Weddings, a wise elderly woman used to say, are essentially private affairs, at which all guests other than intimates are intruders. The crowds should go, rather, to funerals, where their presence may be a comfort to the bereaved. Heaven help, then, royal brides, whose romances are national property, whose marriages [provide] so many laboratory specimens for the Argus eyes of the television cameras.

And how ironic that those same cameras should both have created a private moment during the wedding of Princess Alexandra and Mr Angus Ogilvy at Westminster Abbey yesterday and shared it with the watching thousands, while still leaving it inviolate. It came while the procession of the bride was forming at the West door. Trumpets had signalled her arrival. As their echoes diminished, the cameras rested on the waiting Princess.
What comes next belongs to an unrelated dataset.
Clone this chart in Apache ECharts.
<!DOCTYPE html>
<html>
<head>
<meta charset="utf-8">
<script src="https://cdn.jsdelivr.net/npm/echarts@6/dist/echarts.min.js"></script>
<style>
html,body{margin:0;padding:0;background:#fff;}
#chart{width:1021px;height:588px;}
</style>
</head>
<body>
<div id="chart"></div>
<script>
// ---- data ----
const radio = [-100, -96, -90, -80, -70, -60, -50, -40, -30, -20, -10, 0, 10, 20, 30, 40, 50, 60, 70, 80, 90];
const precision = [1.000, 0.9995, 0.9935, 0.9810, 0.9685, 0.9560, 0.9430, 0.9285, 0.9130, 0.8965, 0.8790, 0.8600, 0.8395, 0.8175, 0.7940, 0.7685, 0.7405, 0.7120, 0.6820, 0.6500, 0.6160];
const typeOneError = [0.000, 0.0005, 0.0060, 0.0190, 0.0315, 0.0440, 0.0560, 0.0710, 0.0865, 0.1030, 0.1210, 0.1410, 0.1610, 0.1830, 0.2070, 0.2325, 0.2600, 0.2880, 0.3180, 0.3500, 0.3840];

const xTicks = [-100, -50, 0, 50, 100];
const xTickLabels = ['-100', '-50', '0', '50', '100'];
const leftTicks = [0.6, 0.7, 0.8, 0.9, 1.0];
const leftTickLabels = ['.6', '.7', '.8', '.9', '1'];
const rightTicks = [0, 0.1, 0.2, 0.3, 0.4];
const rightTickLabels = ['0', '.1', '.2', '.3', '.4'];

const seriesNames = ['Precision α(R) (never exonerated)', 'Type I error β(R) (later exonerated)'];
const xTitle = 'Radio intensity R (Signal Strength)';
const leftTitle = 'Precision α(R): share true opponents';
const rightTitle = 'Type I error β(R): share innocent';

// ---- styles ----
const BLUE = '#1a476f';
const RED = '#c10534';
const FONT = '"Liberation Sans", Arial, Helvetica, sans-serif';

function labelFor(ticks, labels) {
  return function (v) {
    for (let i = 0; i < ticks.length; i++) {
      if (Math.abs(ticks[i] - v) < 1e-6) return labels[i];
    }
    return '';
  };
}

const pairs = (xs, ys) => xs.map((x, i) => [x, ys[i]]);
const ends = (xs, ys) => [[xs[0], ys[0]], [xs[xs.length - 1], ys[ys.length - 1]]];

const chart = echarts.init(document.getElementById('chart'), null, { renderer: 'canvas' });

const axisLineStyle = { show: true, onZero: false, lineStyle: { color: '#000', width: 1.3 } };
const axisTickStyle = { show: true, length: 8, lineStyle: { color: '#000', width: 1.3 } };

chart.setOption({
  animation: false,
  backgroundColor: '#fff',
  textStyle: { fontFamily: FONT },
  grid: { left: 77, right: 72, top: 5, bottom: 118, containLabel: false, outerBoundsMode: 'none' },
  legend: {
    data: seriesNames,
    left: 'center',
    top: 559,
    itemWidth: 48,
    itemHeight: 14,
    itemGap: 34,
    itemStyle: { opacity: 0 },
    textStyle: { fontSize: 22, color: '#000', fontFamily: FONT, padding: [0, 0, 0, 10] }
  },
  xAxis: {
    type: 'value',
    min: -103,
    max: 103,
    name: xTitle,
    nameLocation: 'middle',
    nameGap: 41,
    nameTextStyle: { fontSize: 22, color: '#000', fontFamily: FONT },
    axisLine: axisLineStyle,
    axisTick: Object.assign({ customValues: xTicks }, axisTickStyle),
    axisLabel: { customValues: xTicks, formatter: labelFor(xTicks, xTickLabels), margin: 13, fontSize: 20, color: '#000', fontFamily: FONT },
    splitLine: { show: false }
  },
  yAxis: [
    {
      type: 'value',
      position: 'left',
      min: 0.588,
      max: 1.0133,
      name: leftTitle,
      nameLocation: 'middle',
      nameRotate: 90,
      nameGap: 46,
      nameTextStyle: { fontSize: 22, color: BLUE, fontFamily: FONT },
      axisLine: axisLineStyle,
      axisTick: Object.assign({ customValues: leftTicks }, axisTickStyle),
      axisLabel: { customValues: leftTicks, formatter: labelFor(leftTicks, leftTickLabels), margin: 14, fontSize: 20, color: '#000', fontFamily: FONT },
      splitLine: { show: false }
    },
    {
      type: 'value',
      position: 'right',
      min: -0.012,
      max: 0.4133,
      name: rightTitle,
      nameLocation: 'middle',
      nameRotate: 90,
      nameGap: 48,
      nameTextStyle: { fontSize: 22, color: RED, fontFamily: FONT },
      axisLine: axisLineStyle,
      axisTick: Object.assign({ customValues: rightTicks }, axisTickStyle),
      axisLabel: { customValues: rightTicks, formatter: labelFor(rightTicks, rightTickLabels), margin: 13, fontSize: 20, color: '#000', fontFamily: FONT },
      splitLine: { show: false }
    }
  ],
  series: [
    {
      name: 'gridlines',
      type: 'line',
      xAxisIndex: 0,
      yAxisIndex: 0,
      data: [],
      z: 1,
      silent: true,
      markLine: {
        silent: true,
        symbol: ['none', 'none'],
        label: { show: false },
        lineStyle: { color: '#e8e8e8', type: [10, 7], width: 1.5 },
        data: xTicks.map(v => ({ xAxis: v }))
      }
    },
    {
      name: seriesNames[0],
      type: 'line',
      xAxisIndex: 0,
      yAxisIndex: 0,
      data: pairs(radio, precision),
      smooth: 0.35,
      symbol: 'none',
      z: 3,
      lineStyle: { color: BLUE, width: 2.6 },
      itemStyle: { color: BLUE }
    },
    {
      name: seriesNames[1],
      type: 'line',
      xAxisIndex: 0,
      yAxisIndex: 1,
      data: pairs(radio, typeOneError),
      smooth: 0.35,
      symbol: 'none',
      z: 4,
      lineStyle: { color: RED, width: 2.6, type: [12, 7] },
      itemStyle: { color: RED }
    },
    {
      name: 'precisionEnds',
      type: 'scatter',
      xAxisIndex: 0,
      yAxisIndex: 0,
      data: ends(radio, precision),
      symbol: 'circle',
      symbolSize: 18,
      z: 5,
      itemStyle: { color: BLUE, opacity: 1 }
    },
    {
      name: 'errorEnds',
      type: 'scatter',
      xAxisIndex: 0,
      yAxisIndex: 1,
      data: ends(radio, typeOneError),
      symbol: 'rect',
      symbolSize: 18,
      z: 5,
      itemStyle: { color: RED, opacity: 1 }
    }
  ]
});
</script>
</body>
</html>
She was still outside the ceremony; the narrow dress, as strictly simple as a nun's habit, made her look a little aloof. Standing there, grave. Byzantine, beautiful, the image she presented on the screen was that of an ikon, and when the long silence which she dominated was broken it was by the cool trebles of the Westminster choristers singing "Holy, Holy, Holy! Lord God Almighty! Early in the morning our song shall rise to thee," as the procession moved up the nave.
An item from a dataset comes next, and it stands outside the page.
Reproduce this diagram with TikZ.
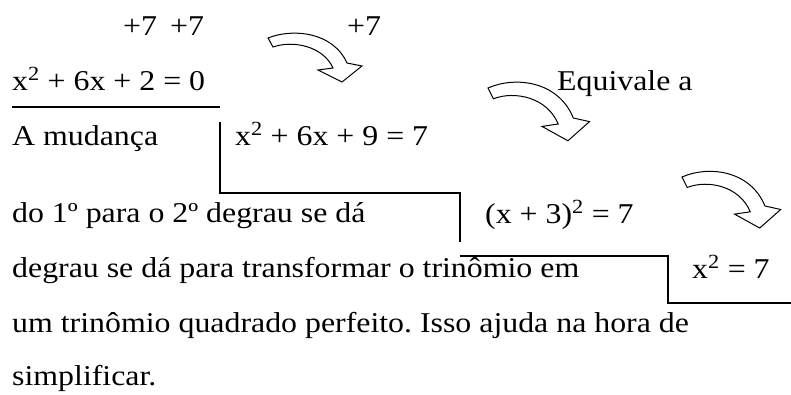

Nothing could challenge the millinery – that peculiarly English blend of confectionery and horticulture and ornithology – of the women among the congregation. There were several cartwheels which would guarantee the wearers two square feet of space in any company.

A troop of foreign royal visitors were led into the South Lantern, then Princess Marina, in dull gold tissue, with a superb, upswept hat, made an elegant entry into the sacrarium, accompanied by the Duchess of Kent, in coral pink, and Prince Michael.
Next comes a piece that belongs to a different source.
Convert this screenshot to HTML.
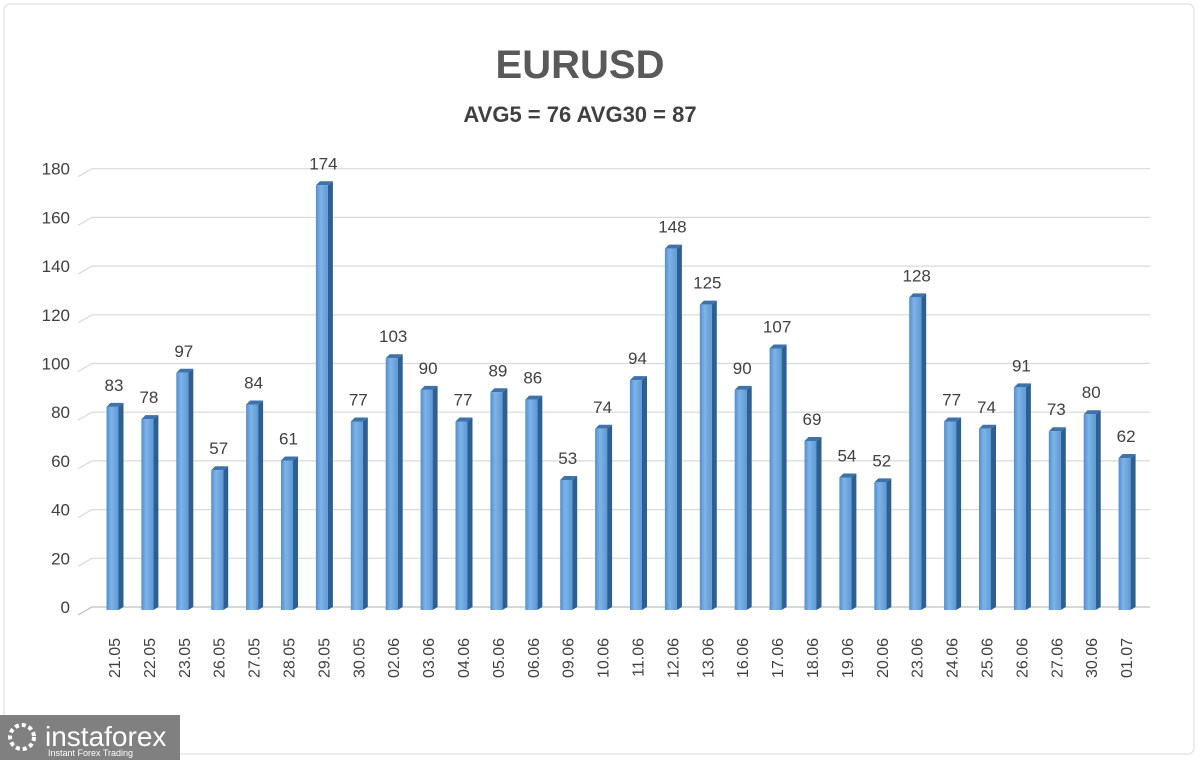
<!DOCTYPE html>
<html><head><meta charset="utf-8"><style>
body{margin:0;background:#fff;width:1200px;height:760px;overflow:hidden;font-family:"Liberation Sans",sans-serif}
</style></head><body>
<svg width="1200" height="760">
<defs>
<linearGradient id="bg" x1="0" x2="1" y1="0" y2="0">
<stop offset="0" stop-color="#4f8fcf"/><stop offset="0.4" stop-color="#7fb3e6"/><stop offset="1" stop-color="#5b9ad8"/>
</linearGradient>
</defs>
<rect x="4" y="4" width="1190" height="750" rx="6" fill="#fff" stroke="#d9d9d9"/>
<text x="580" y="78" text-anchor="middle" font-size="40" font-weight="bold" fill="#595959">EURUSD</text>
<text x="580" y="122" text-anchor="middle" font-size="22" font-weight="bold" fill="#404040">AVG5 = 76 AVG30 = 87</text>
<g id="grid"></g><g id="bars"></g><g id="labels"></g>
<g>
<rect x="0" y="715" width="180" height="45" fill="#808080"/>
<circle cx="22" cy="737" r="12" fill="none" stroke="#fff" stroke-width="4" stroke-dasharray="4 3"/>
<text x="45" y="746" font-size="28" fill="#fff">instaforex</text>
<text x="48" y="756" font-size="9" fill="#fff">Instant Forex Trading</text>
</g>
</svg>
<script>
const categories=["21.05","22.05","23.05","26.05","27.05","28.05","29.05","30.05","02.06","03.06","04.06","05.06","06.06","09.06","10.06","11.06","12.06","13.06","16.06","17.06","18.06","19.06","20.06","23.06","24.06","25.06","26.06","27.06","30.06","01.07"];
const values=[83,78,97,57,84,61,174,77,103,90,77,89,86,53,74,94,148,125,90,107,69,54,52,128,77,74,91,73,80,62];
const yTicks=[0,20,40,60,80,100,120,140,160,180];
const NS="http://www.w3.org/2000/svg";
const y=v=>607-v*2.435;
const x=i=>114+i*34.9;
function mk(t,a,p){const e=document.createElementNS(NS,t);for(const k in a)e.setAttribute(k,a[k]);p.appendChild(e);return e;}
const g=document.getElementById('grid'),b=document.getElementById('bars'),l=document.getElementById('labels');
yTicks.forEach(v=>{
 const ln=mk('polyline',{points:`78,${y(v)+8} 92,${y(v)} 1150,${y(v)}`,fill:'none',stroke:v===0?'#bfbfbf':'#d9d9d9','stroke-width':1.2},g);
 
 
 const t=mk('text',{x:70,y:y(v)+6,'text-anchor':'end','font-size':17,fill:'#404040'},g);t.textContent=v;
 
 
});
values.forEach((v,i)=>{
 const cx=x(i),top=y(v),w=15;
 const grp=mk('g',{},b);
 
 
 mk('polygon',{points:`${cx+w/2-3},${top+2} ${cx+w/2+2},${top-2} ${cx+w/2+2},607 ${cx+w/2-3},610`,fill:'#2f5f8f'},grp);
 mk('polygon',{points:`${cx-w/2},${top+2} ${cx-w/2+4},${top-2} ${cx+w/2+2},${top-2} ${cx+w/2-3},${top+2}`,fill:'#3d73aa'},grp);
 mk('rect',{x:cx-w/2,y:top+2,width:w-3,height:608-top,fill:'url(#bg)'},grp);
 const t=mk('text',{x:cx,y:top-14,'text-anchor':'middle','font-size':17,fill:'#404040'},l);t.textContent=v;
 
 
 const c=mk('text',{x:0,y:0,'text-anchor':'end','font-size':16,fill:'#404040',transform:`translate(${cx+6},${638}) rotate(-90)`},l);c.textContent=categories[i];
 
 
});
</script>
</body></html>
When the trumpets first crashed, it was for the arrival of the Queen, with the Duke of Edinburgh and the Prince of Wales. She was in gauzy, drifting green, a complement to the primrose yellow of Princess Margaret, who sat behind her in the sacrarium.

The bride, when at last she came, on the arm of her brother, the Duke of Kent, was wearing faintest magnolia pink, highnecked and long-sleeved. Its severity was completely unadorned; the Princess's only jewellery was the diamond tiara, worn by her mother at her own wedding, holding in place a waterfall of veil which covered the whole length of her train. Her bouquet was equally simple, a posy of small flowers shading from white to cream.